Rights for LGBTQ people have been advanced by two key decisions in the United States and Gabon, which signal continuing, if slow, progress for the widely persecuted community.

Both came as the LGBTQ community celebrated Pride Month in June. Though many Pride marches around the world were postponed because of the Covid-19 pandemic, a ruling of the United States (US) Supreme Court and a decision by legislators in Gabon have been noted as significant advances for a community that routinely confronts injustice and the denial of human rights.

In the first victory, the US Supreme Court ruled that a landmark civil rights law protects gay, lesbian and transgender people from discrimination in employment. 

The court decided by a 6-3 vote that a key provision of the Civil Rights Act of 1964, known as Title VII, that bars job discrimination on the grounds of sex, among others, encompasses bias against LGBTQ workers. 

Justice Neil Gorsuch wrote in the judgment: ‘An employer who fires an individual for being homosexual or transgender fires that person for traits or actions it would not have questioned in members of a different sex. ‘Sex plays a necessary and undisguisable role in the decision, [which is] exactly what Title VII forbids.’ 

IRR analysts point out that the ruling illustrates how existing legislation can be used to further LGBTQ equality.  For example, Botswana’s High Court in 2019 scrapped laws criminalising homosexuality based on a similar approach. In the past, Botswana’s main LGBTQ organisation, Lesbians, Gays and Bisexuals of Botswana, took steps to ‘test’ the courts on where they stood on LGBTQ rights and how they interpreted the law. It was eventually concluded that the ‘crime’ was sodomy, not homosexuality. LGBTQ people could thus be protected under the rights of freedom of association and freedom of expression. This set the foundation upon which the decriminalisation case was built in Botswana. Using existing legislation to further LGBTQ rights proved much easier than attempting to build a case from scratch.

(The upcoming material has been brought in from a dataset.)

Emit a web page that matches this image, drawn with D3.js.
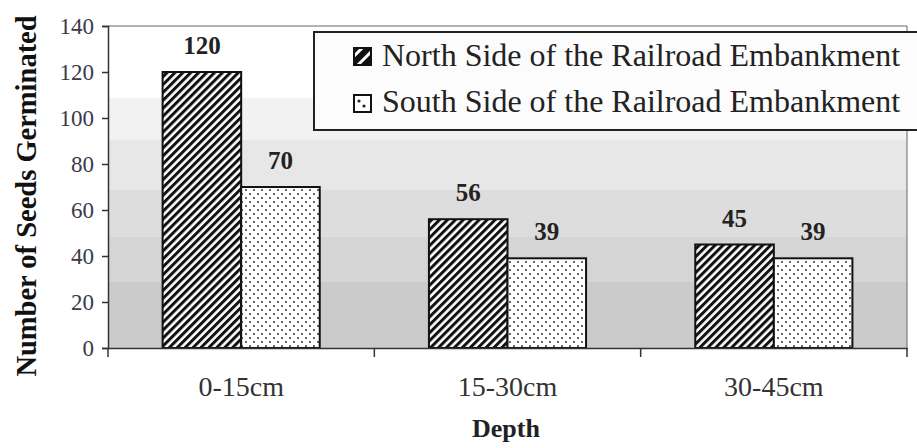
<!DOCTYPE html>
<html><head><meta charset="utf-8">
<script src="https://cdn.jsdelivr.net/npm/d3@7"></script>
<style>html,body{margin:0;padding:0;background:#fff;}svg{display:block;}</style>
</head><body>
<script>
const categories = ["0-15cm", "15-30cm", "30-45cm"];
const seriesNames = ["North Side of the Railroad Embankment", "South Side of the Railroad Embankment"];
const northValues = [120, 56, 45];
const southValues = [70, 39, 39];
const yTicks = [0, 20, 40, 60, 80, 100, 120, 140];
const yTitle = "Number of Seeds Germinated";
const xTitle = "Depth";

(function(){
const W = 917, H = 448;
const pL = 108, pR = 907, pT = 26, pB = 348;
const serif = "'Liberation Serif','Times New Roman',Times,serif";

const svg = d3.select("body").append("svg").attr("width", W).attr("height", H);
const defs = svg.append("defs");

const bg = defs.append("linearGradient").attr("id","bg").attr("x1",0).attr("y1",0).attr("x2",0).attr("y2",1);
const bandStops = [[0,"#ffffff"],[0.225,"#ffffff"],[0.225,"#f2f2f2"],[0.355,"#f2f2f2"],[0.355,"#e7e7e7"],[0.51,"#e7e7e7"],[0.51,"#dddddd"],[0.655,"#dddddd"],[0.655,"#d5d5d5"],[0.795,"#d5d5d5"],[0.795,"#cbcbcb"],[1,"#cbcbcb"]];
bandStops.forEach(s => bg.append("stop").attr("offset", s[0]).attr("stop-color", s[1]));

const hatch = defs.append("pattern").attr("id","hatch").attr("patternUnits","userSpaceOnUse")
  .attr("width",5.6).attr("height",5.6).attr("patternTransform","rotate(45)");
hatch.append("rect").attr("width",5.6).attr("height",5.6).attr("fill","#fff");
hatch.append("rect").attr("width",3).attr("height",5.6).attr("fill","#111");

const dots = defs.append("pattern").attr("id","dots").attr("patternUnits","userSpaceOnUse")
  .attr("width",8).attr("height",8);
dots.append("rect").attr("width",8).attr("height",8).attr("fill","#fff");
dots.append("circle").attr("cx",2).attr("cy",2).attr("r",1).attr("fill","#333");
dots.append("circle").attr("cx",6).attr("cy",6).attr("r",1).attr("fill","#333");

const hatchL = defs.append("pattern").attr("id","hatchL").attr("patternUnits","userSpaceOnUse")
  .attr("width",9).attr("height",9).attr("patternTransform","translate(353,48) rotate(45)");
hatchL.append("rect").attr("width",9).attr("height",9).attr("fill","#111");
hatchL.append("rect").attr("x",5).attr("width",3).attr("height",9).attr("fill","#fff");

const dotsL = defs.append("pattern").attr("id","dotsL").attr("patternUnits","userSpaceOnUse")
  .attr("x",353).attr("y",95).attr("width",18).attr("height",18);
dotsL.append("rect").attr("width",18).attr("height",18).attr("fill","#fff");
dotsL.append("circle").attr("cx",6).attr("cy",6).attr("r",1.6).attr("fill","#222");
dotsL.append("circle").attr("cx",11).attr("cy",11).attr("r",1.6).attr("fill","#222");

const x0 = d3.scaleBand().domain(categories).range([pL, pR]).paddingInner(0.41).paddingOuter(0.205);
const x1 = d3.scaleBand().domain(seriesNames).range([0, x0.bandwidth()]);
const y = d3.scaleLinear().domain([0, 140]).range([pB, pT]);

svg.append("rect").attr("x",pL).attr("y",pT).attr("width",pR-pL).attr("height",pB-pT).attr("fill","url(#bg)");
svg.append("line").attr("x1",pL).attr("x2",pR).attr("y1",pT).attr("y2",pT).attr("stroke","#666").attr("stroke-width",1);
svg.append("line").attr("x1",pR).attr("x2",pR).attr("y1",pT).attr("y2",pB).attr("stroke","#666").attr("stroke-width",1);

const data = categories.map((c,i) => ({cat:c, vals:[northValues[i], southValues[i]]}));
const fills = ["url(#hatch)","url(#dots)"];
const g = svg.append("g");
data.forEach(d => {
  d.vals.forEach((v,j) => {
    const bx = x0(d.cat) + x1(seriesNames[j]);
    g.append("rect").attr("x", bx).attr("y", y(v)).attr("width", x1.bandwidth()).attr("height", y(0)-y(v))
      .attr("fill", fills[j]).attr("stroke","#111").attr("stroke-width",2);
    g.append("text").attr("x", bx + x1.bandwidth()/2).attr("y", y(v) - 18)
      .attr("text-anchor","middle").style("font-family",serif).attr("font-weight","bold")
      .attr("font-size",25).attr("fill","#222").text(v);
  });
});

const yAxis = svg.append("g").attr("transform",`translate(${pL},0)`)
  .call(d3.axisLeft(y).tickValues(yTicks).tickSize(6).tickPadding(8));
yAxis.attr("font-family", null).attr("font-size", null);
yAxis.select(".domain").attr("stroke","#333").attr("stroke-width",1.5);
yAxis.selectAll(".tick line").attr("stroke","#333").attr("stroke-width",1.5);
yAxis.selectAll(".tick text").style("font-family",serif).style("font-size","23px").attr("fill","#3a3a4a");

const xAxis = svg.append("g").attr("transform",`translate(0,${pB})`)
  .call(d3.axisBottom(x0).tickSize(0).tickPadding(28));
xAxis.attr("font-family", null).attr("font-size", null);
xAxis.select(".domain").attr("stroke","#333").attr("stroke-width",1.5);
xAxis.selectAll(".tick text").style("font-family",serif).style("font-size","28px").attr("fill","#333");
const boundaries = d3.range(categories.length + 1).map(i => pL + i * (pR-pL)/categories.length);
svg.append("g").selectAll("line").data(boundaries).join("line")
  .attr("x1", d => d).attr("x2", d => d).attr("y1", pB).attr("y2", pB + 9)
  .attr("stroke","#333").attr("stroke-width",1.5);

svg.append("text").attr("transform","translate(36,196) rotate(-90)").attr("text-anchor","middle")
  .style("font-family",serif).attr("font-weight","bold").attr("font-size",28.5).attr("fill","#111").text(yTitle);
svg.append("text").attr("x",506).attr("y",437).attr("text-anchor","middle")
  .style("font-family",serif).attr("font-weight","bold").attr("font-size",26).attr("fill","#222").text(xTitle);

const leg = svg.append("g");
leg.append("rect").attr("x",314).attr("y",32).attr("width",640).attr("height",98)
  .attr("fill","#fcfcfc").attr("stroke","#222").attr("stroke-width",2);
const legFills = ["url(#hatchL)","url(#dotsL)"];
const legY = [48, 95];
const legBase = [66, 112];
seriesNames.forEach((s,i) => {
  leg.append("rect").attr("x",354).attr("y",legY[i]).attr("width",17).attr("height",17)
    .attr("fill",legFills[i]).attr("stroke","#111").attr("stroke-width",2);
  leg.append("text").attr("x",382).attr("y",legBase[i]).style("font-family",serif)
    .attr("font-size",32).attr("fill","#222").text(s);
});
})();
</script>
</body></html>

The second victory for the LGBTQ community occurred in Gabon when lawmakers voted to reverse one-year-old legislation outlawing homosexuality.

Until recently, same-sex relationships were not criminalised in Gabon. That changed in July 2019, when an anti-gay provision was adopted. It provided for punishment of homosexuality with up to six months in prison and a fine of 5 million CFA francs (US$8,521). However, last week, 48 MPs in the National Assembly voted in favour of a government-backed bill to repeal the 2019 provision banning consensual ‘sexual relations between people of the same sex’. Twenty-four voted against, while 25 abstained.

The significance of the decision is borne out by the fact that Gabon is ranked as one of the most homophobic regions in the world.  Afrobarometer, which regularly conducts attitude surveys across the continent, reported that only a fifth of Africans express high tolerance for LGBTQ individuals. 

However, IRR analysts believe the development in both the US and Gabon are indications of a world waking up to the gross injustices that LGBTQ people suffer daily.